_Material provided:_
______

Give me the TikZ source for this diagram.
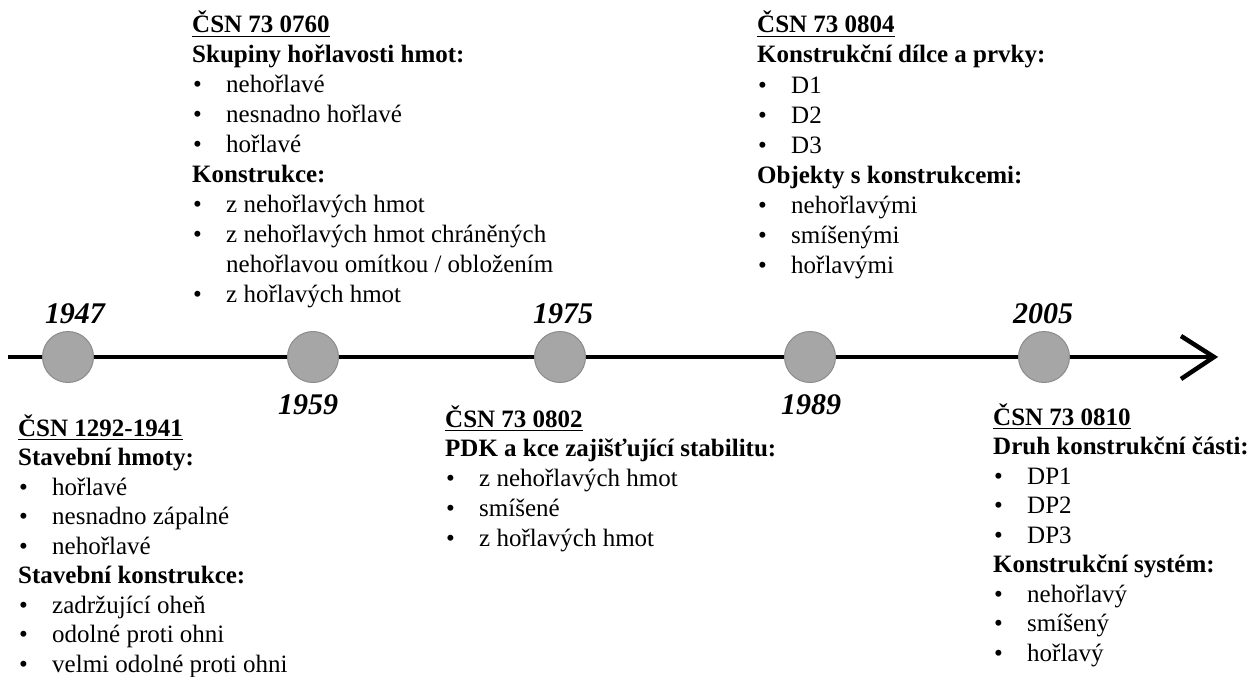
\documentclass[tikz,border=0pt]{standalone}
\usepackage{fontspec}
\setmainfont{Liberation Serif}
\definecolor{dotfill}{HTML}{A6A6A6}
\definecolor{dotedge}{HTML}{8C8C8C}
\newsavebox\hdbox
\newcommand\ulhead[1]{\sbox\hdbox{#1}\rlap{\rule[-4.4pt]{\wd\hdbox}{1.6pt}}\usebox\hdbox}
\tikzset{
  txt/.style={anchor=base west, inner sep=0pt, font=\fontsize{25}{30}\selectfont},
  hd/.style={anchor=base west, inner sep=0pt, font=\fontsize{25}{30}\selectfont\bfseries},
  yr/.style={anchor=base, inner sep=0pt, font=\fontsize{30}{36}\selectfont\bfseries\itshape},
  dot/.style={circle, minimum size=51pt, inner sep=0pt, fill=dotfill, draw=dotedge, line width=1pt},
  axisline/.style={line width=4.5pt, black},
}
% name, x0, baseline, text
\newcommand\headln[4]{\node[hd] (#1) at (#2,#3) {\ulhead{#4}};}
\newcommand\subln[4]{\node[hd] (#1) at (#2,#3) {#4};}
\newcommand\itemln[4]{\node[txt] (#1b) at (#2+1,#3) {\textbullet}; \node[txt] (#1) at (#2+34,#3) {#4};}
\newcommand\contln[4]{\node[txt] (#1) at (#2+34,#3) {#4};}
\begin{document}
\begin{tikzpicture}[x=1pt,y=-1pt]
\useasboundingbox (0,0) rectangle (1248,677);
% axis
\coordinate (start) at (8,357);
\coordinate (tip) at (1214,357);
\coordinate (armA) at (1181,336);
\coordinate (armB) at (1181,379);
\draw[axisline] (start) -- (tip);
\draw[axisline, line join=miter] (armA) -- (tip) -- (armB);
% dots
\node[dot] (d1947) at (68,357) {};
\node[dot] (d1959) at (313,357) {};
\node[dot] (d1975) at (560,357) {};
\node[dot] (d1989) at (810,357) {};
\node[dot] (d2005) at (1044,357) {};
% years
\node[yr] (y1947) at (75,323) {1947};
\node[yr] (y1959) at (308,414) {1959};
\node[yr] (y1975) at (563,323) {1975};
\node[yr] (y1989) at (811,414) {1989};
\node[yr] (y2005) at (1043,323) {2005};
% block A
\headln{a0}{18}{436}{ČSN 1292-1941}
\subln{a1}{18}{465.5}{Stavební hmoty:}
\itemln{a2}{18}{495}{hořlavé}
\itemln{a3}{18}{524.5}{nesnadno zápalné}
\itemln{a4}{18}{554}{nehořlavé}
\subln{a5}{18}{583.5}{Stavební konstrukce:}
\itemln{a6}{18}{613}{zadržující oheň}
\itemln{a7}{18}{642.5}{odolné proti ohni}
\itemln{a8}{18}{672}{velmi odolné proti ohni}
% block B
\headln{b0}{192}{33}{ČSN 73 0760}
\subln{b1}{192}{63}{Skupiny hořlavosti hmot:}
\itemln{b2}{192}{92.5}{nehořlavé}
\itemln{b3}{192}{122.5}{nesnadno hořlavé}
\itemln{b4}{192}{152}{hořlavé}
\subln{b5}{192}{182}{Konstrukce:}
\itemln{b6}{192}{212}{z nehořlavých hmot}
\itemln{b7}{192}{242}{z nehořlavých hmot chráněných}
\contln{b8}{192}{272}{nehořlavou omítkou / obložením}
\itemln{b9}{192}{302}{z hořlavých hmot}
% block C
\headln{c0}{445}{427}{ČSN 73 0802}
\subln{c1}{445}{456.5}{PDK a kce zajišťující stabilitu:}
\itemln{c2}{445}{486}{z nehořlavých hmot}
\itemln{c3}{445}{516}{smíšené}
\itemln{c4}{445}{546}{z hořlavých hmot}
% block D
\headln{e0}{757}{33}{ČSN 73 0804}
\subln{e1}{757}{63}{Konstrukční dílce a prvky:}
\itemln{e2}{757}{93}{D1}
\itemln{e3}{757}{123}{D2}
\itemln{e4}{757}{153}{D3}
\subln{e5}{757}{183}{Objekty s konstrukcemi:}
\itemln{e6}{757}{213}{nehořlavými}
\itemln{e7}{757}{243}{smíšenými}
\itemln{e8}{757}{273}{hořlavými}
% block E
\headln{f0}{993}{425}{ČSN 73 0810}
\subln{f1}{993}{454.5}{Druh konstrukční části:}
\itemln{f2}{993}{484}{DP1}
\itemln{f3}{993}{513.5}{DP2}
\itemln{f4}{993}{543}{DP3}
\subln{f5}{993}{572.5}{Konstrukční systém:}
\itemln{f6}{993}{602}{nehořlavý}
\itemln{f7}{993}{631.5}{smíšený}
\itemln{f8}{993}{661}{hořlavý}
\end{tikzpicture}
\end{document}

______

_Exercise task:_ Output all of the data exactly as it stands, minus any images.

_Written solution:_
Give me the TikZ source for this diagram.
\documentclass[tikz,border=0pt]{standalone}
\usepackage{fontspec}
\setmainfont{Liberation Serif}
\definecolor{dotfill}{HTML}{A6A6A6}
\definecolor{dotedge}{HTML}{8C8C8C}
\newsavebox\hdbox
\newcommand\ulhead[1]{\sbox\hdbox{#1}\rlap{\rule[-4.4pt]{\wd\hdbox}{1.6pt}}\usebox\hdbox}
\tikzset{
  txt/.style={anchor=base west, inner sep=0pt, font=\fontsize{25}{30}\selectfont},
  hd/.style={anchor=base west, inner sep=0pt, font=\fontsize{25}{30}\selectfont\bfseries},
  yr/.style={anchor=base, inner sep=0pt, font=\fontsize{30}{36}\selectfont\bfseries\itshape},
  dot/.style={circle, minimum size=51pt, inner sep=0pt, fill=dotfill, draw=dotedge, line width=1pt},
  axisline/.style={line width=4.5pt, black},
}
% name, x0, baseline, text
\newcommand\headln[4]{\node[hd] (#1) at (#2,#3) {\ulhead{#4}};}
\newcommand\subln[4]{\node[hd] (#1) at (#2,#3) {#4};}
\newcommand\itemln[4]{\node[txt] (#1b) at (#2+1,#3) {\textbullet}; \node[txt] (#1) at (#2+34,#3) {#4};}
\newcommand\contln[4]{\node[txt] (#1) at (#2+34,#3) {#4};}
\begin{document}
\begin{tikzpicture}[x=1pt,y=-1pt]
\useasboundingbox (0,0) rectangle (1248,677);
% axis
\coordinate (start) at (8,357);
\coordinate (tip) at (1214,357);
\coordinate (armA) at (1181,336);
\coordinate (armB) at (1181,379);
\draw[axisline] (start) -- (tip);
\draw[axisline, line join=miter] (armA) -- (tip) -- (armB);
% dots
\node[dot] (d1947) at (68,357) {};
\node[dot] (d1959) at (313,357) {};
\node[dot] (d1975) at (560,357) {};
\node[dot] (d1989) at (810,357) {};
\node[dot] (d2005) at (1044,357) {};
% years
\node[yr] (y1947) at (75,323) {1947};
\node[yr] (y1959) at (308,414) {1959};
\node[yr] (y1975) at (563,323) {1975};
\node[yr] (y1989) at (811,414) {1989};
\node[yr] (y2005) at (1043,323) {2005};
% block A
\headln{a0}{18}{436}{ČSN 1292-1941}
\subln{a1}{18}{465.5}{Stavební hmoty:}
\itemln{a2}{18}{495}{hořlavé}
\itemln{a3}{18}{524.5}{nesnadno zápalné}
\itemln{a4}{18}{554}{nehořlavé}
\subln{a5}{18}{583.5}{Stavební konstrukce:}
\itemln{a6}{18}{613}{zadržující oheň}
\itemln{a7}{18}{642.5}{odolné proti ohni}
\itemln{a8}{18}{672}{velmi odolné proti ohni}
% block B
\headln{b0}{192}{33}{ČSN 73 0760}
\subln{b1}{192}{63}{Skupiny hořlavosti hmot:}
\itemln{b2}{192}{92.5}{nehořlavé}
\itemln{b3}{192}{122.5}{nesnadno hořlavé}
\itemln{b4}{192}{152}{hořlavé}
\subln{b5}{192}{182}{Konstrukce:}
\itemln{b6}{192}{212}{z nehořlavých hmot}
\itemln{b7}{192}{242}{z nehořlavých hmot chráněných}
\contln{b8}{192}{272}{nehořlavou omítkou / obložením}
\itemln{b9}{192}{302}{z hořlavých hmot}
% block C
\headln{c0}{445}{427}{ČSN 73 0802}
\subln{c1}{445}{456.5}{PDK a kce zajišťující stabilitu:}
\itemln{c2}{445}{486}{z nehořlavých hmot}
\itemln{c3}{445}{516}{smíšené}
\itemln{c4}{445}{546}{z hořlavých hmot}
% block D
\headln{e0}{757}{33}{ČSN 73 0804}
\subln{e1}{757}{63}{Konstrukční dílce a prvky:}
\itemln{e2}{757}{93}{D1}
\itemln{e3}{757}{123}{D2}
\itemln{e4}{757}{153}{D3}
\subln{e5}{757}{183}{Objekty s konstrukcemi:}
\itemln{e6}{757}{213}{nehořlavými}
\itemln{e7}{757}{243}{smíšenými}
\itemln{e8}{757}{273}{hořlavými}
% block E
\headln{f0}{993}{425}{ČSN 73 0810}
\subln{f1}{993}{454.5}{Druh konstrukční části:}
\itemln{f2}{993}{484}{DP1}
\itemln{f3}{993}{513.5}{DP2}
\itemln{f4}{993}{543}{DP3}
\subln{f5}{993}{572.5}{Konstrukční systém:}
\itemln{f6}{993}{602}{nehořlavý}
\itemln{f7}{993}{631.5}{smíšený}
\itemln{f8}{993}{661}{hořlavý}
\end{tikzpicture}
\end{document}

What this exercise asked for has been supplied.